The Cuddy Law Firm had invoked the predictive artificial intelligence tool in a declaration to the court over a case it won against the city’s education department. It said it had done so “to provide context to what a parent — having ChatGPT-4 open and available to them — might take away in researching whether to hire an attorney and who to accept or reject”.

When asked what would be a “reasonable hourly rate” to expect for an associate attorney with up to three years experience in a hearing over disabilities education, the large language model said it could “range anywhere from $200 to $500 an hour”, an attorney at the firm wrote.

He also pointed out that ChatGPT concluded that “lawyers who specialise in a certain type of law (such as special education law, in this case) may command higher rates” and that an attorney with “25 years of experience” might command an hourly rate of up to $1,200 “or even more”.

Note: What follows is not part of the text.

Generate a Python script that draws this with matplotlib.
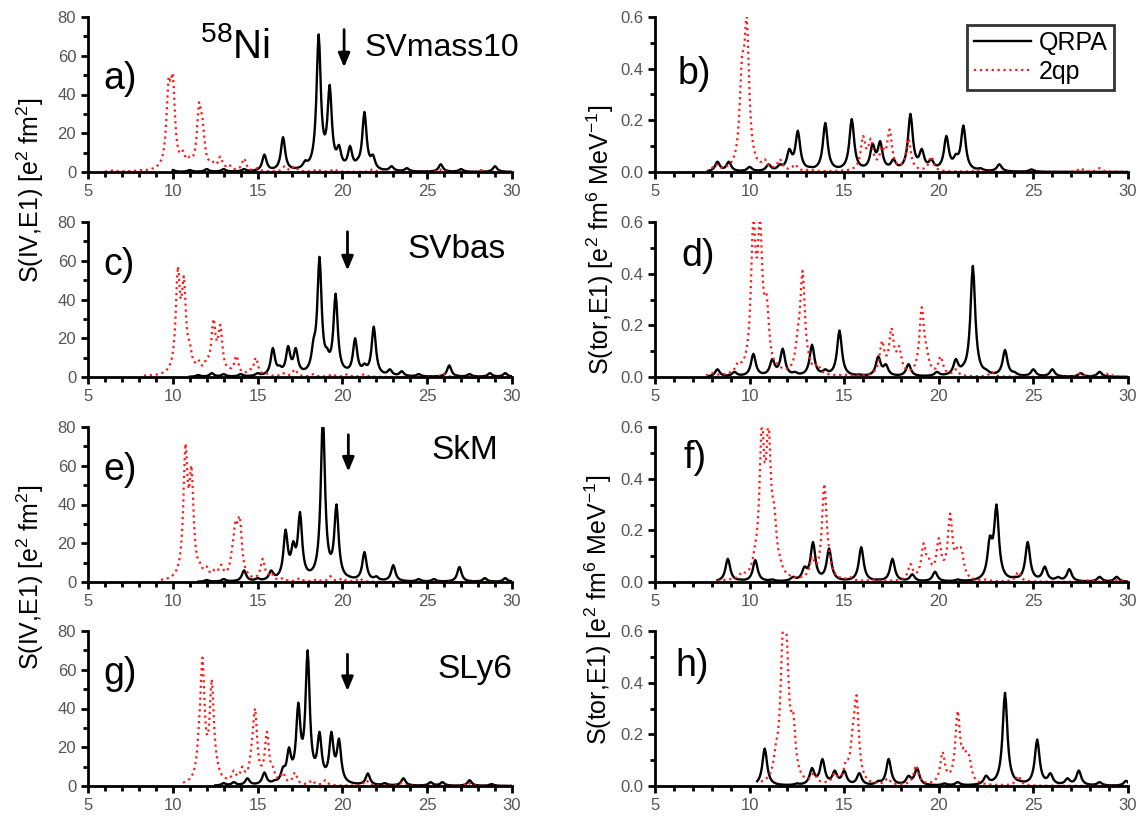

Judge Paul Engelmayer, who ultimately cut the fees to be awarded to Cuddy’s lawyers by more than half, called the firm’s reliance on the AI program “utterly and unusually unpersuasive”, adding that “barring a paradigm shift in the reliability of this tool, the [firm] is well advised to excise references to ChatGPT from future fee applications”.

He added that “as the firm should have appreciated, treating ChatGPT’s conclusions as a useful gauge of the reasonable billing rate for the work of a lawyer with a particular background carrying out a bespoke assignment for a client in a niche practice area was misbegotten at the jump”.

Engelmayer also found the number of hours billed by Cuddy to be “excessive or inadequately explained”.

A lawyer at Cuddy said “the underlying assertion was not about ChatGPT’s correctness on rates, but rather, what parents would expect as consumer[s]” and pointed to the difficulties of gathering evidence on fee structures for attorneys working on similar claims, which are rare.

Engelmayer’s rebuke is the latest in a series of admonishments to lawyers by US courts over the use of generative AI. Last year, a judge in the same Manhattan court sanctioned lawyers for submitting a brief compiled with the help of the tool which cited fictitious cases, while another attorney is under investigation for citing a “non-existent” authority generated by ChatGPT.

A lawyer for Michael Cohen, a former attorney for Donald Trump, apologised to a federal judge last month for citing three fictitious cases in a brief, blaming “a series of unfortunate mistakes”. 

An appellate court in Texas is seeking to change its rules to force lawyers to declare whether a generative AI program was used in the drafting of a document, and if so, if it “has been reviewed for accuracy and approved by a human”.